The history includes hard chapters: a punitive Head Tax (raised to $500 by 1903) and the Chinese Immigration Act, 1923, which effectively barred Chinese immigration until its repeal in 1947—measures formally apologized for by the federal government in 2006. Yet food endured as a language of belonging: hand-pulled noodles and BBQ pork buns, Lunar New Year sweets, Cantonese cafés that served chop suey to prairie towns and late-night student crowds alike.
Japanese Canadians arrived in significant numbers in the early 20th century, fishing, farming, and opening shops along the Pacific. In 1942, more than 22,000 were forcibly uprooted and interned; four decades later, Canada issued an apology and $21,000 in redress to each surviving internee. The cultural thread was never lost: the Powell Street Festival in Vancouver has celebrated Japanese Canadian arts and community since 1977, and the Nitobe Memorial Garden at UBC stands as a tranquil bridge between cultures.

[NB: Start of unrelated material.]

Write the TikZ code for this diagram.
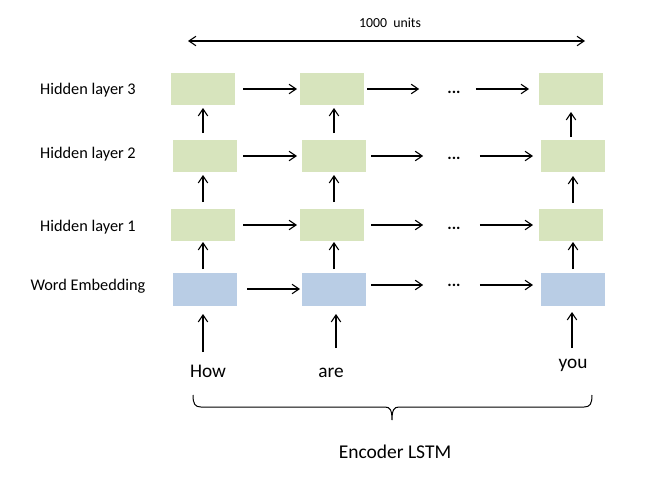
\documentclass[tikz,border=0pt]{standalone}
\usepackage{fontspec}
\setmainfont{Carlito}
\usetikzlibrary{arrows.meta}
\definecolor{hgreen}{RGB}{215,228,189}
\definecolor{eblue}{RGB}{185,205,229}
\begin{document}
\begin{tikzpicture}[x=1pt,y=-1pt,
  box/.style={minimum width=64pt,minimum height=32pt,inner sep=0pt,outer sep=0pt},
  hbox/.style={box,fill=hgreen},
  ebox/.style={box,fill=eblue,minimum height=33pt},
  tipstyle/.style={line width=1.1pt},
  arr/.style={tipstyle,-{Straight Barb[length=7pt,width=9.5pt]}},
  darr/.style={tipstyle,{Straight Barb[length=7pt,width=9.5pt]}-{Straight Barb[length=7pt,width=9.5pt]}},
  lab/.style={font=\fontsize{16.3}{19}\selectfont,inner sep=0pt},
  word/.style={font=\fontsize{19.3}{23}\selectfont,anchor=base,inner sep=0pt},
  dotsnode/.style={font=\fontsize{16.5}{19}\selectfont\bfseries,inner sep=0pt}]
\useasboundingbox (0,0) rectangle (662,491);

% boxes
\node[hbox] (h31) at (203,89) {};
\node[hbox] (h32) at (332,89) {};
\node[hbox] (h33) at (571,89) {};
\node[hbox] (h21) at (205,156) {};
\node[hbox] (h22) at (334,156) {};
\node[hbox] (h23) at (573,156) {};
\node[hbox] (h11) at (203,225) {};
\node[hbox] (h12) at (332,225) {};
\node[hbox] (h13) at (571,225) {};
\node[ebox] (e1) at (205,289.5) {};
\node[ebox] (e2) at (334,289.5) {};
\node[ebox] (e3) at (573,289.5) {};

% dots
\node[dotsnode] (d3) at (454,92) {...};
\node[dotsnode] (d2) at (454,158) {...};
\node[dotsnode] (d1) at (454,228) {...};
\node[dotsnode] (d0) at (454,285) {...};

% row labels
\node[lab] (l3) at (88,90) {Hidden layer 3};
\node[lab] (l2) at (88,154) {Hidden layer 2};
\node[lab] (l1) at (88,227) {Hidden layer 1};
\node[lab] (l0) at (88,286) {Word Embedding};

% horizontal arrows
\draw[arr,shorten <=8pt,shorten >=3pt] (h31.east) -- (h32.west);
\draw[arr,shorten <=3pt,shorten >=28pt] (h32.east) -- (h32.east -| d3.west);
\draw[arr,shorten <=15pt,shorten >=10pt] (d3.east |- h33.west) -- (h33.west);

\draw[arr,shorten <=6pt,shorten >=5pt] (h21.east) -- (h22.west);
\draw[arr,shorten <=5pt,shorten >=24pt] (h22.east) -- (h22.east -| d2.west);
\draw[arr,shorten <=19pt,shorten >=8pt] (d2.east |- h23.west) -- (h23.west);

\draw[arr,shorten <=8pt,shorten >=3pt] (h11.east) -- (h12.west);
\draw[arr,shorten <=7pt,shorten >=24pt] (h12.east) -- (h12.east -| d1.west);
\draw[arr,shorten <=19pt,shorten >=6pt] (d1.east |- h13.west) -- (h13.west);

\draw[arr,shorten <=10pt,shorten >=2pt] ([yshift=0.5pt]e1.east) -- ([yshift=0.5pt]e2.west);
\draw[arr,shorten <=5pt,shorten >=24pt] ([yshift=4.5pt]e2.east) -- (d0.west);
\draw[arr,shorten <=19pt,shorten >=8pt] (d0.east) -- (d0.east -| e3.west);

% vertical arrows
\draw[arr,shorten <=4pt,shorten >=1pt] (h11.south |- e1.north) -- (h11.south);
\draw[arr,shorten <=7pt,shorten >=3pt] (h11.north) -- (h11.north |- h21.south);
\draw[arr,shorten <=7pt,shorten >=3pt] (h31.south |- h21.north) -- (h31.south);

\draw[arr,shorten <=4pt,shorten >=1pt] (e2.north) -- (e2.north |- h12.south);
\draw[arr,shorten <=7pt,shorten >=3pt] (h22.south |- h12.north) -- (h22.south);
\draw[arr,shorten <=7pt,shorten >=3pt] (h22.north) -- (h22.north |- h32.south);

\draw[arr,shorten <=4pt,shorten >=1pt] (e3.north) -- (e3.north |- h13.south);
\draw[arr,shorten <=6pt,shorten >=4pt] (h23.south |- h13.north) -- (h23.south);
\draw[arr,shorten <=3pt,shorten >=7pt] (h33.south |- h23.north) -- (h33.south);

% inputs
\node[word] (w1) at (208,377) {How};
\node[word] (w2) at (331,377) {are};
\node[word] (w3) at (573,368) {you};
\coordinate (i1) at (203,352);
\coordinate (i2) at (336,348);
\coordinate (i3) at (572,348);
\draw[arr,shorten >=8pt] (i1) -- (i1 |- e1.south);
\draw[arr,shorten >=8pt] (i2) -- (i2 |- e2.south);
\draw[arr,shorten >=6pt] (i3) -- (i3 |- e3.south);

% top span
\coordinate (tl) at (188,41);
\coordinate (tr) at (585,41);
\draw[darr] (tl) -- (tr);
\node[font=\fontsize{13.8}{16}\selectfont,inner sep=0pt] (units) at (390,23) {1000\ \ units};

% brace
\coordinate (bl) at (193,395);
\coordinate (br) at (592,395);
\coordinate (bm) at (392,420);
\draw[line width=1pt] (bl) .. controls (193,404) and (195,407) .. (201,407) -- (385,407)
  .. controls (390,407) and (392,410) .. (bm)
  .. controls (392,410) and (394,407) .. (399,407) -- (584,407)
  .. controls (590,407) and (592,404) .. (br);
\node[font=\fontsize{19.5}{23}\selectfont,inner sep=0pt] (enc) at (395,452) {Encoder LSTM};
\end{tikzpicture}
\end{document}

Culinarily, these roots reshaped daily Canadian eating. Dim sum weekends are a family ritual from Richmond to Markham; sushi moved from novelty to neighbourhood staple—helped along by West Coast innovation like the now-ubiquitous California roll often linked to Vancouver chef Hidekazu Tojo. Today, from steaming bowls and tea-house sweets to izakaya grills and hand-rolled maki, Chinese and Japanese traditions continue to meet local catch and Canadian grains—proof that migration writes menus as surely as it writes history.